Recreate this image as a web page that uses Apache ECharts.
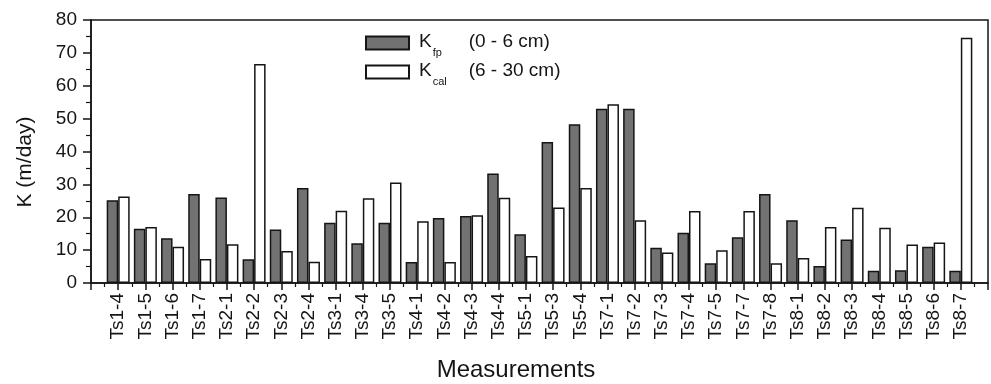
<!DOCTYPE html>
<html>
<head>
<meta charset="utf-8">
<script src="https://cdn.jsdelivr.net/npm/echarts@6/dist/echarts.min.js"></script>
<style>html,body{margin:0;padding:0;background:#fff;}#c{width:991px;height:384px;}</style>
</head>
<body>
<div id="c"></div>
<script>
var categories = ['Ts1-4','Ts1-5','Ts1-6','Ts1-7','Ts2-1','Ts2-2','Ts2-3','Ts2-4','Ts3-1','Ts3-4','Ts3-5','Ts4-1','Ts4-2','Ts4-3','Ts4-4','Ts5-1','Ts5-3','Ts5-4','Ts7-1','Ts7-2','Ts7-3','Ts7-4','Ts7-5','Ts7-7','Ts7-8','Ts8-1','Ts8-2','Ts8-3','Ts8-4','Ts8-5','Ts8-6','Ts8-7'];
var kfp = [25.2,16.5,13.6,27.1,26.0,7.2,16.3,28.9,18.3,12.1,18.3,6.4,19.8,20.4,33.3,14.8,42.9,48.3,53.0,53.0,10.7,15.3,6.0,13.9,27.1,19.1,5.2,13.2,3.7,3.9,11.0,3.7];
var kcal = [26.3,17.0,11.0,7.3,11.8,66.6,9.7,6.5,22.0,25.8,30.6,18.8,6.4,20.6,25.9,8.2,23.0,28.9,54.4,19.1,9.3,21.9,10.0,21.9,6.0,7.6,17.0,22.9,16.8,11.7,12.3,74.6];
var yTicks = [0,10,20,30,40,50,60,70,80];
var yName = 'K (m/day)';
var xName = 'Measurements';
var legendSub = {Kfp: 'fp', Kcal: 'cal'};
var legendRange = {Kfp: '(0 - 6 cm)', Kcal: '(6 - 30 cm)'};

var FONT = "'Liberation Sans', Arial, sans-serif";
var INK = '#151515';
function pairs(arr){ return arr.map(function(v,i){ return [i+1, v]; }); }

var chart = echarts.init(document.getElementById('c'), null, {renderer:'canvas'});
chart.setOption({
  animation: false,
  backgroundColor: '#fff',
  grid: {left: 91, right: 3, top: 20, bottom: 101, show: true, borderColor: INK, borderWidth: 1.5, backgroundColor: 'transparent'},
  legend: {
    orient: 'vertical', left: 365, top: 28, padding: 0, itemWidth: 43, itemHeight: 13, itemGap: -1,
    icon: 'rect', selectedMode: false,
    data: ['Kfp','Kcal'],
    formatter: function(n){ return '{k|K}{s|' + legendSub[n] + '}{t|' + legendRange[n] + '}'; },
    textStyle: {
      fontFamily: FONT, color: INK,
      rich: {
        k: {fontSize: 19, fontFamily: FONT, color: INK, lineHeight: 26, verticalAlign: 'top', padding: [2,0,0,5]},
        s: {fontSize: 11, fontFamily: FONT, color: INK, lineHeight: 13, padding: [19,0,0,1], width: 36},
        t: {fontSize: 19, fontFamily: FONT, color: INK, lineHeight: 26, verticalAlign: 'top', padding: [2,0,0,0]}
      }
    }
  },
  xAxis: {
    type: 'value', min: 0, max: 33, interval: 1,
    axisLine: {show: true, lineStyle: {color: INK, width: 1.5}},
    axisTick: {show: true, length: 7, lineStyle: {color: INK, width: 1.5}},
    minorTick: {show: true, splitNumber: 2, length: 4, lineStyle: {color: INK, width: 1.2}},
    splitLine: {show: false},
    axisLabel: {
      rotate: 90, margin: 10, fontSize: 19, fontFamily: FONT, color: INK,
      formatter: function(v){ return categories[v-1] || ''; }
    }
  },
  yAxis: {
    type: 'value', min: yTicks[0], max: yTicks[yTicks.length-1], interval: yTicks[1]-yTicks[0],
    axisLine: {show: true, lineStyle: {color: INK, width: 1.5}},
    axisTick: {show: true, length: 8, lineStyle: {color: INK, width: 1.5}},
    minorTick: {show: true, splitNumber: 2, length: 5, lineStyle: {color: INK, width: 1.2}},
    splitLine: {show: false},
    axisLabel: {margin: 14, fontSize: 19, fontFamily: FONT, color: INK}
  },
  graphic: [
    {type: 'text', rotation: Math.PI/2, position: [25, 162],
     style: {text: yName, fontSize: 21, fontFamily: FONT, fill: INK, textAlign: 'center', textVerticalAlign: 'middle'}},
    {type: 'text', position: [516, 370],
     style: {text: xName, fontSize: 24, fontFamily: FONT, fill: INK, textAlign: 'center', textVerticalAlign: 'middle'}}
  ],
  series: [
    {name: 'Kfp', type: 'bar', data: pairs(kfp), barWidth: 11.5, barGap: '0%',
     itemStyle: {color: '#727272', borderColor: INK, borderWidth: 1.5}},
    {name: 'Kcal', type: 'bar', data: pairs(kcal), barWidth: 11.5, barGap: '0%',
     itemStyle: {color: '#ffffff', borderColor: INK, borderWidth: 1.5}}
  ]
});
</script>
</body>
</html>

★ ★ ★ ★

The exercise:
Repeat the lines exactly as they stand, from the opening line of the data through the line with "return [i+1, v];". Pictures stay out of the copy.

Right answer:
Recreate this image as a web page that uses Apache ECharts.
<!DOCTYPE html>
<html>
<head>
<meta charset="utf-8">
<script src="https://cdn.jsdelivr.net/npm/echarts@6/dist/echarts.min.js"></script>
<style>html,body{margin:0;padding:0;background:#fff;}#c{width:991px;height:384px;}</style>
</head>
<body>
<div id="c"></div>
<script>
var categories = ['Ts1-4','Ts1-5','Ts1-6','Ts1-7','Ts2-1','Ts2-2','Ts2-3','Ts2-4','Ts3-1','Ts3-4','Ts3-5','Ts4-1','Ts4-2','Ts4-3','Ts4-4','Ts5-1','Ts5-3','Ts5-4','Ts7-1','Ts7-2','Ts7-3','Ts7-4','Ts7-5','Ts7-7','Ts7-8','Ts8-1','Ts8-2','Ts8-3','Ts8-4','Ts8-5','Ts8-6','Ts8-7'];
var kfp = [25.2,16.5,13.6,27.1,26.0,7.2,16.3,28.9,18.3,12.1,18.3,6.4,19.8,20.4,33.3,14.8,42.9,48.3,53.0,53.0,10.7,15.3,6.0,13.9,27.1,19.1,5.2,13.2,3.7,3.9,11.0,3.7];
var kcal = [26.3,17.0,11.0,7.3,11.8,66.6,9.7,6.5,22.0,25.8,30.6,18.8,6.4,20.6,25.9,8.2,23.0,28.9,54.4,19.1,9.3,21.9,10.0,21.9,6.0,7.6,17.0,22.9,16.8,11.7,12.3,74.6];
var yTicks = [0,10,20,30,40,50,60,70,80];
var yName = 'K (m/day)';
var xName = 'Measurements';
var legendSub = {Kfp: 'fp', Kcal: 'cal'};
var legendRange = {Kfp: '(0 - 6 cm)', Kcal: '(6 - 30 cm)'};

var FONT = "'Liberation Sans', Arial, sans-serif";
var INK = '#151515';
function pairs(arr){ return arr.map(function(v,i){ return [i+1, v]; }); }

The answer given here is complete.